In computer simulations, they’ve been able to show how a multi-sided monster storm could be formed when small vortices, or cyclones, form closer to the surface of Saturn and then rise and merge with the jet stream, which already contains its own share of storms, creating a pinching effect that shapes the storm.
“This jet is going around and around the planet, and it has to coexist with these localized [smaller] storms,” said research associate Rakesh K. Yadav, who works in Bloxham’s lab in Harvard’s Department of Earth and Planetary Sciences and is the study’s lead author.
Rubber Band Ball
“Think of it like this,” he continued. “Imagine we have a rubber band, and we place a bunch of smaller rubber bands around it, and then we just squeeze the entire thing from the outside. That central ring is going to be compressed by some inches and form some weird shape with a certain number of edges. That’s basically the physics of what’s happening.
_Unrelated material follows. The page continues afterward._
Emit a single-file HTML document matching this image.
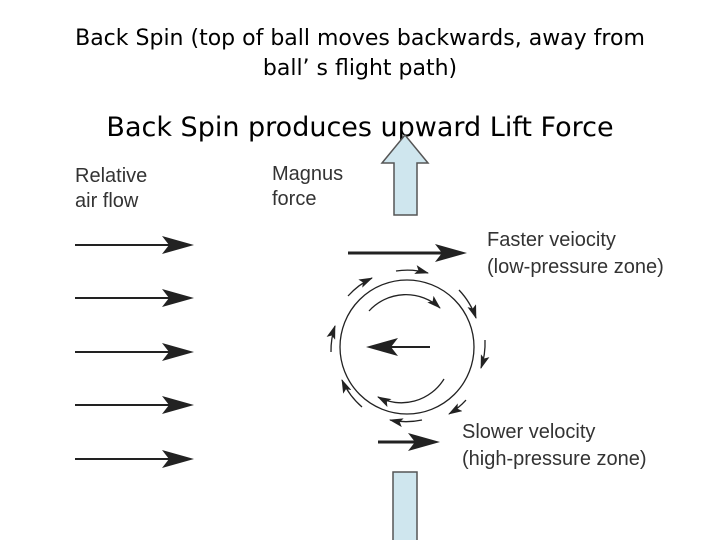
<!DOCTYPE html>
<html><head><style>
body{margin:0;width:720px;height:540px;background:#fff;overflow:hidden}
svg{position:absolute;left:0;top:0}
</style></head><body>
<svg width="720" height="540" xmlns="http://www.w3.org/2000/svg">
<defs>
<marker id="s" markerWidth="14" markerHeight="9" refX="13" refY="4.5" orient="auto" markerUnits="userSpaceOnUse"><path d="M0,0 L14,4.5 L0,9 L3,4.5Z" fill="#222"/></marker>
<path id="big" d="M-32,-9 L0,0 L-32,9 L-25,0Z" fill="#222"/>
</defs>
<g font-family="DejaVu Sans, sans-serif" fill="#000">
<text x="360" y="45" font-size="22" text-anchor="middle">Back Spin (top of ball moves backwards, away from</text>
<text x="360" y="75" font-size="22" text-anchor="middle">ball’ s flight  path)</text>
<text x="360" y="136" font-size="27" text-anchor="middle">Back Spin produces upward Lift Force</text>
</g>
<g font-family="Liberation Sans, sans-serif" font-size="20" fill="#333">
<text x="75" y="182">Relative</text><text x="75" y="207">air flow</text>
<text x="272" y="180">Magnus</text><text x="272" y="205">force</text>
<text x="487" y="246">Faster veiocity</text><text x="487" y="273">(low-pressure zone)</text>
<text x="462" y="438">Slower velocity</text><text x="462" y="465">(high-pressure zone)</text>
</g>
<path d="M394,215 L394,163 L382,163 L405,135 L428,163 L417,163 L417,215Z" fill="#cfe6ee" stroke="#555" stroke-width="1.5"/>
<path d="M393,540 L393,472 L417,472 L417,540" fill="#cfe6ee" stroke="#555" stroke-width="1.5"/>
<g stroke="#222" stroke-width="2" fill="none">
<line x1="75" y1="245" x2="175" y2="245"/>
<line x1="75" y1="298" x2="175" y2="298"/>
<line x1="75" y1="352" x2="175" y2="352"/>
<line x1="75" y1="405" x2="175" y2="405"/>
<line x1="75" y1="459" x2="175" y2="459"/>
<line x1="348" y1="253" x2="445" y2="253" stroke-width="3"/>
<line x1="378" y1="442" x2="420" y2="442" stroke-width="3"/>
<line x1="430" y1="347" x2="385" y2="347" stroke-width="2"/>
</g>
<use href="#big" transform="translate(194,245)"/>
<use href="#big" transform="translate(194,298)"/>
<use href="#big" transform="translate(194,352)"/>
<use href="#big" transform="translate(194,405)"/>
<use href="#big" transform="translate(194,459)"/>
<use href="#big" transform="translate(467,253)"/>
<use href="#big" transform="translate(440,442)"/>
<use href="#big" transform="translate(366,347) rotate(180)"/>
<g stroke="#222" stroke-width="1.3" fill="none">
<circle cx="407" cy="347" r="67"/>
<path d="M369,311 A50,50 0 0 1 440,308" marker-end="url(#s)"/>
<path d="M444,379 A50,50 0 0 1 378,397" marker-end="url(#s)"/>
<path d="M396,271 A77,77 0 0 1 428,273" marker-end="url(#s)"/>
<path d="M459,290 A77,77 0 0 1 476,318" marker-end="url(#s)"/>
<path d="M485,340 A77,77 0 0 1 481,368" marker-end="url(#s)"/>
<path d="M466,400 A77,77 0 0 1 449,414" marker-end="url(#s)"/>
<path d="M422,420 A77,77 0 0 1 390,420" marker-end="url(#s)"/>
<path d="M362,407 A77,77 0 0 1 342,380" marker-end="url(#s)"/>
<path d="M331,352 A77,77 0 0 1 335,326" marker-end="url(#s)"/>
<path d="M348,296 A77,77 0 0 1 372,278" marker-end="url(#s)"/>
</g>
</svg>
</body></html>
We have these smaller storms, and they’re basically pinching the larger storms at the polar region, and since they have to coexist, they have to somehow find a space to basically house each system. By doing that, they end up making this polygonal shape.”
While the simulation the researchers ran for a month produced nine-sided storms instead of six, they believe it still serves as proof of concept for how such a storm could form. Their work also leads them to agree with past research that says the storm is actually thousands—rather than hundreds—of miles deep. This would explain the effects of convection upwelling from deep in the planet’s atmosphere, creating vortices, and keeping the storm energized.
“The hexagonal flow pattern on Saturn is a striking example of turbulent self-organization,” the researchers wrote in their paper. “Our model simultaneously and self-consistently produces alternating zonal jets, the polar cyclone, and hexagon-like polygonal structures similar to those observed on Saturn.”
While researchers will no doubt continue to close in on how Saturn’s mysterious storm, they will mostly have to rely on data from Voyager and Cassini. That’s because direct telescopic observations are limited by Saturn’s weather and lengthy seasonal patterns. The planet takes a full 30 years to orbit our sun, half of which time the north pole is in darkness. Even when it is in full sun, the cloud cover can make it hard to see into the deep atmosphere.
The work has been published in the peer-reviewed journal, PNAS.